从大型nfcapd二进制文件获取IP地址

I need to get information about source IPs and destination IPs from nfcapd binary file. The problem is in file's size. I know that it is not desirable to open and read very large (more than 1 GB) files with io or os package.

Here is my hacking and draft start:

package main

import (
    "fmt"
    "time"
    "os"
    "github.com/tehmaze/netflow/netflow5"
    "log"
    "io"
    "bytes"
)

type Message interface {}

func main() {
    startTime := time.Now()
    getFile := os.Args[1]
    processFile(getFile)
    endTime := time.Since(startTime)
    log.Printf("Program executes in %s", endTime)
}

func processFile(fileName string) {
    file, err := os.Open(fileName)
    // Check if file is not empty. If it is, then exit from program
    if err != nil {
        fmt.Println(err)
        os.Exit(1)
    }

    // Useful to close file after getting information about it
    defer file.Close()
    Read(file)
}

func Read(r io.Reader) (Message, error) {
    data := [2]byte{}
    if _, err := r.Read(data[:]); err != nil {
        return nil, err
    }
    buffer := bytes.NewBuffer(data[:])
    mr := io.MultiReader(buffer, r)
    return netflow5.Read(mr)
}

I want to split file into chunks with 24 flows and process it concurrently after reading with netflow package. But I do not imagine how to do it without losing any data during division.

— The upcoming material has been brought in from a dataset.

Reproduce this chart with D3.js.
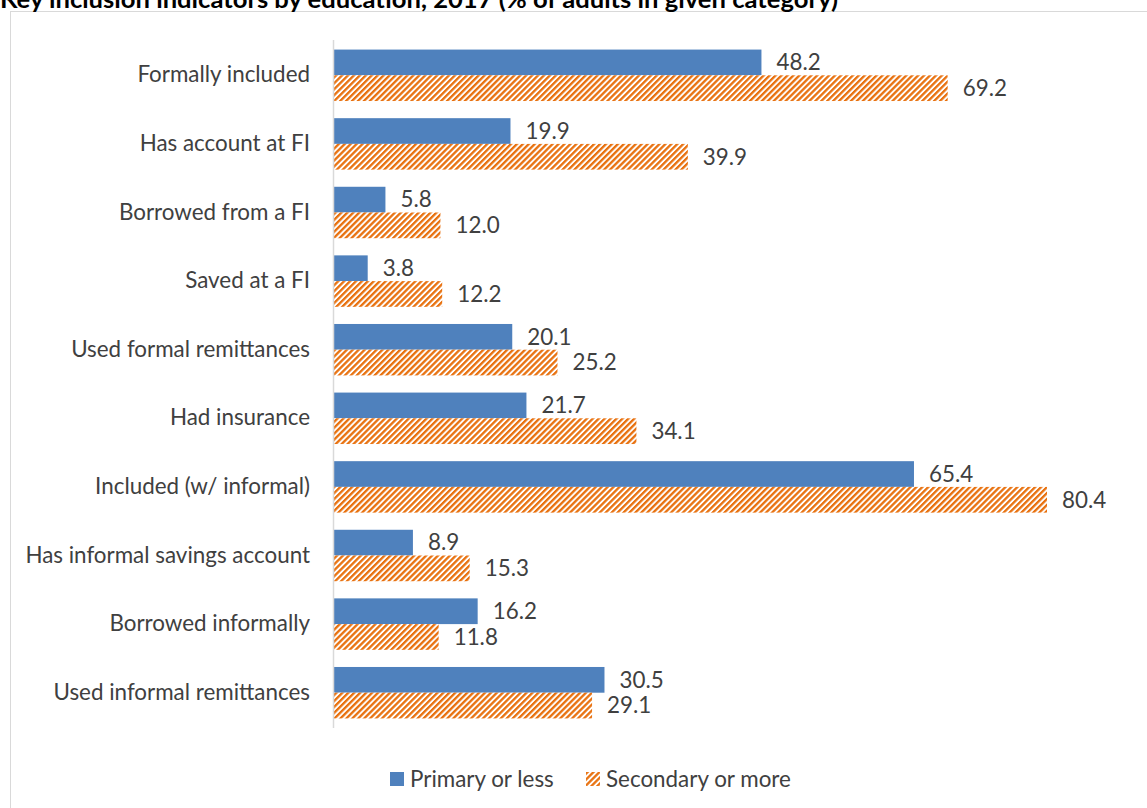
<!DOCTYPE html>
<html>
<head>
<meta charset="utf-8">
<script src="https://cdn.jsdelivr.net/npm/d3@7"></script>
<style>
  body { margin: 0; background: #fff; }
  svg { display: block; }
</style>
</head>
<body>
<div id="chart"></div>
<script>
var categories = ["Formally included", "Has account at FI", "Borrowed from a FI", "Saved at a FI",
  "Used formal remittances", "Had insurance", "Included (w/ informal)", "Has informal savings account",
  "Borrowed informally", "Used informal remittances"];
var primary = [48.2, 19.9, 5.8, 3.8, 20.1, 21.7, 65.4, 8.9, 16.2, 30.5];
var secondary = [69.2, 39.9, 12.0, 12.2, 25.2, 34.1, 80.4, 15.3, 11.8, 29.1];
var seriesNames = ["Primary or less", "Secondary or more"];

var width = 1147;
var height = 808;
var font = "Lato, 'Open Sans', sans-serif";
var textColor = "#404040";
var fs = "22.4px";

var svg = d3.select("#chart")
  .append("svg")
  .attr("width", width)
  .attr("height", height);

// hatch pattern for the second series
var defs = svg.append("defs");
var pat = defs.append("pattern")
  .attr("id", "hatch")
  .attr("patternUnits", "userSpaceOnUse")
  .attr("width", 4.2)
  .attr("height", 4.2)
  .attr("patternTransform", "rotate(45)");
pat.append("rect").attr("width", 4.2).attr("height", 4.2).attr("fill", "#fff");
pat.append("rect").attr("width", 2.3).attr("height", 4.2).attr("fill", "#E8710F");

// chart area border
svg.append("rect")
  .attr("x", 10.5)
  .attr("y", 11.5)
  .attr("width", width + 10)
  .attr("height", height + 10)
  .attr("fill", "none")
  .attr("stroke", "#d9d9d9");

// title (top partly clipped like the original)
svg.append("text")
  .attr("x", 0)
  .attr("y", 8)
  .attr("font-family", font)
  .attr("font-weight", "bold")
  .attr("font-size", "25.6px")
  .attr("fill", "#000")
  .text("Key inclusion indicators by education, 2017 (% of adults in given category)");

var xScale = d3.scaleLinear()
  .domain([0, 80.4])
  .range([334, 1047]);

var yScale = d3.scaleBand()
  .domain(categories)
  .range([41, 727])
  .paddingInner(0.25)
  .paddingOuter(0.125);

var bh = yScale.bandwidth() / 2;

// category labels
svg.append("g")
  .attr("transform", "translate(334,0)")
  .call(d3.axisLeft(yScale).tickSize(0).tickPadding(24))
  .call(function (g) { g.select(".domain").remove(); })
  .selectAll("text")
  .attr("font-family", font)
  .attr("font-size", fs)
  .attr("fill", textColor);

// bars
var rows = categories.map(function (c, i) {
  return { cat: c, p: primary[i], s: secondary[i] };
});

svg.selectAll("rect.prim")
  .data(rows)
  .enter()
  .append("rect")
  .attr("class", "prim")
  .attr("x", xScale(0))
  .attr("y", function (d) { return yScale(d.cat); })
  .attr("width", function (d) { return xScale(d.p) - xScale(0); })
  .attr("height", bh)
  .attr("fill", "#4F81BD");

svg.selectAll("rect.sec")
  .data(rows)
  .enter()
  .append("rect")
  .attr("class", "sec")
  .attr("x", xScale(0))
  .attr("y", function (d) { return yScale(d.cat) + bh; })
  .attr("width", function (d) { return xScale(d.s) - xScale(0); })
  .attr("height", bh)
  .attr("fill", "url(#hatch)");

// value labels
svg.selectAll("text.lp")
  .data(rows)
  .enter()
  .append("text")
  .attr("class", "lp")
  .attr("x", function (d) { return xScale(d.p) + 15; })
  .attr("y", function (d) { return yScale(d.cat) + bh / 2; })
  .attr("dy", "0.35em")
  .attr("font-family", font)
  .attr("font-size", fs)
  .attr("fill", textColor)
  .text(function (d) { return d.p.toFixed(1); });

svg.selectAll("text.ls")
  .data(rows)
  .enter()
  .append("text")
  .attr("class", "ls")
  .attr("x", function (d) { return xScale(d.s) + 15; })
  .attr("y", function (d) { return yScale(d.cat) + bh * 1.5; })
  .attr("dy", "0.35em")
  .attr("font-family", font)
  .attr("font-size", fs)
  .attr("fill", textColor)
  .text(function (d) { return d.s.toFixed(1); });

// vertical axis line
svg.append("line")
  .attr("x1", 333.5).attr("x2", 333.5)
  .attr("y1", 40).attr("y2", 728)
  .attr("stroke", "#d9d9d9")
  .attr("stroke-width", 1.5);

// legend
var legend = svg.append("g").attr("transform", "translate(390,772)");
var legendX = [0, 196];
var legendFill = ["#4F81BD", "url(#hatch)"];
legend.selectAll("rect")
  .data(seriesNames)
  .enter()
  .append("rect")
  .attr("x", function (d, i) { return legendX[i]; })
  .attr("y", 0)
  .attr("width", 14)
  .attr("height", 14)
  .attr("fill", function (d, i) { return legendFill[i]; });
legend.selectAll("text")
  .data(seriesNames)
  .enter()
  .append("text")
  .attr("x", function (d, i) { return legendX[i] + 20; })
  .attr("y", 7)
  .attr("dy", "0.35em")
  .attr("font-family", font)
  .attr("font-size", fs)
  .attr("fill", textColor)
  .text(function (d) { return d; });
</script>
</body>
</html>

Please fix me if I missed something in code or description. I spend a lot of time in searching my solution on the web and thinking about another possible implementations.

Any help and/or advice will be highly appreciated.

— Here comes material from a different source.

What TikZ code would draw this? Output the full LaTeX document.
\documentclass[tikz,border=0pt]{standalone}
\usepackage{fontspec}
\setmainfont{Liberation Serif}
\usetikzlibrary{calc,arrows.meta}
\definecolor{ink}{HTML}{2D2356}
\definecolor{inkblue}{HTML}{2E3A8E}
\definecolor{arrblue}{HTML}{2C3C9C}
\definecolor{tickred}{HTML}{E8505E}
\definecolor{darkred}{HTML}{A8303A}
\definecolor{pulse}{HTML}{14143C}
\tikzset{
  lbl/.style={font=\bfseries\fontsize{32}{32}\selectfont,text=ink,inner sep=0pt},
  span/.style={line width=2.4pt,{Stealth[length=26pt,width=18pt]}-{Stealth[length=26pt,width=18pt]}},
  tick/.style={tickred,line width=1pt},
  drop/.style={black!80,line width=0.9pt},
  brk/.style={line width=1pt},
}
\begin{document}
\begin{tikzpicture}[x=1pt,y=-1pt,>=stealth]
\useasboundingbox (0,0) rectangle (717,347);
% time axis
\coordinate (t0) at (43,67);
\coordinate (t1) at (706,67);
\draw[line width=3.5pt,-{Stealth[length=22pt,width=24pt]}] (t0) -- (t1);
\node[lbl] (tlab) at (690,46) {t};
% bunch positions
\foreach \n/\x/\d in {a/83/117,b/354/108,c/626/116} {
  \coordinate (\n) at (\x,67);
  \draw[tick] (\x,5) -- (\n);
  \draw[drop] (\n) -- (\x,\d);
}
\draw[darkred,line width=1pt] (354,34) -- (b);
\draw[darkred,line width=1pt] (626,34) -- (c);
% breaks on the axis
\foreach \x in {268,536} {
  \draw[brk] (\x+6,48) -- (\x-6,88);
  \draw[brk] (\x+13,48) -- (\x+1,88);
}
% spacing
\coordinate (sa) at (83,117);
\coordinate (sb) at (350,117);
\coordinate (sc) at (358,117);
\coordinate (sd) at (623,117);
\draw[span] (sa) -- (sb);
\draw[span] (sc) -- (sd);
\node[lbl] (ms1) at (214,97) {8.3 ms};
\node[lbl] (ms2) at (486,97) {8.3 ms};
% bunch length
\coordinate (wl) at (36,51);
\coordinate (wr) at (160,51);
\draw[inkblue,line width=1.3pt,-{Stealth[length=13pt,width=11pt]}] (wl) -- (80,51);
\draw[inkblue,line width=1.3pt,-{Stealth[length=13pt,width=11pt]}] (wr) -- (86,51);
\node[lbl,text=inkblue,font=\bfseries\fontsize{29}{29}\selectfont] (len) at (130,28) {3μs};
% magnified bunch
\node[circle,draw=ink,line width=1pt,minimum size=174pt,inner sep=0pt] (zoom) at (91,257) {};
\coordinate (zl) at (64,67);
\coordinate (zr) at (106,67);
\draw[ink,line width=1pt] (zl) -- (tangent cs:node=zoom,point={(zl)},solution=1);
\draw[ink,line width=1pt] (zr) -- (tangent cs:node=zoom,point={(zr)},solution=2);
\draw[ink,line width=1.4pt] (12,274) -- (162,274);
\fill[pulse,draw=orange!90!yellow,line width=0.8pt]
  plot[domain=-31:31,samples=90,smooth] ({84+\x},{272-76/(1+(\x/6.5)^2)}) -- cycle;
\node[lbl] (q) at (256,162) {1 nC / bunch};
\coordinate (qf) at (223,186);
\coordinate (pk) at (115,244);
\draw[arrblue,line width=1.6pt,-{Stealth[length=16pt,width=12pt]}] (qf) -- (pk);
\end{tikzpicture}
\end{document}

File has the following properties (command file -I <file_name> in terminal):

file_name: application/octet-stream; charset=binary

The output of file after command nfdump -r <file_name> has this structure:

Date first seen          Duration Proto      Src IP Addr:Port          Dst IP Addr:Port   Packets    Bytes Flows

Every property is on own column.

UPDATE 1: Unfortunately, it is impossible to parse file with netflow package due to difference in binary file structure after saving it on disk via nfcapd. This answer was given by one of the nfdump contributors.

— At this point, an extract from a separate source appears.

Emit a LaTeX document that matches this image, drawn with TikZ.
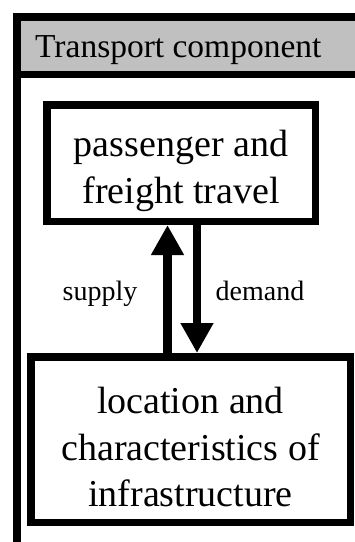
\documentclass[tikz,border=0pt]{standalone}
\usepackage{fontspec}
\setmainfont{Liberation Serif}
\usetikzlibrary{arrows.meta}
\definecolor{bandgray}{HTML}{C0C0C0}
\newcommand{\firststrut}{\rule{0pt}{42pt}}
\begin{document}
\begin{tikzpicture}[x=1pt,y=-1pt,
  frameline/.style={line width=7.5pt},
  box/.style={draw, line width=7.5pt, outer sep=3.75pt, inner sep=0pt, align=center, font=\fontsize{38}{46.5}\selectfont},
  lab/.style={font=\fontsize{28}{32}\selectfont, inner sep=0pt},
  arr/.style={line width=8.5pt, -{Triangle[width=31pt,length=30pt]}}]
\useasboundingbox (0,0) rectangle (355,542);
\begin{scope}
\clip (0,0) rectangle (355,542);
\fill[bandgray] (17,17) rectangle (400,74.5);
\draw[line width=7pt] (17,74.5) -- (400,74.5);
\draw[frameline] (17,600) -- (17,17) -- (400,17);
\end{scope}
\node[anchor=base west, inner sep=0pt, font=\fontsize{33.5}{40}\selectfont] (title) at (35,57) {Transport component};
\node[box, minimum width=268.5pt, minimum height=116.5pt] (travel) at (181,163) {\firststrut passenger and\\freight travel};
\node[box, minimum width=319.5pt, minimum height=165.5pt] (infra) at (190.5,439.5) {\firststrut location and\\characteristics of\\infrastructure};
\coordinate (sx) at (167.5,0);
\coordinate (dx) at (197,0);
\draw[arr] (sx |- infra.north) -- (sx |- travel.south);
\draw[arr] (dx |- travel.south) -- (dx |- infra.north);
\node[lab, anchor=base] (supply) at (100,300) {supply};
\node[lab, anchor=base] (demand) at (260,300) {demand};
\end{tikzpicture}
\end{document}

The only way now is to run nfdump from terminal in go program like pynfdump.

Another possible solution in the future is to use gopacket.

IO is is almost always going to be the limiting factor when parsing a file, and unless there is heavy computation involved, reading a single file serially is going to be the fastest way to process it.

Wrap the file in a bufio.Reader and give it to the Read function:

file, err := os.Open(fileName)
if err != nil {
    log.Fatal((err)
}
defer file.Close()

packet, err := netflow5.Read(bufio.NewReader(file))

Once it's parsed, you can then split up the records if you need to handle the chunks separately.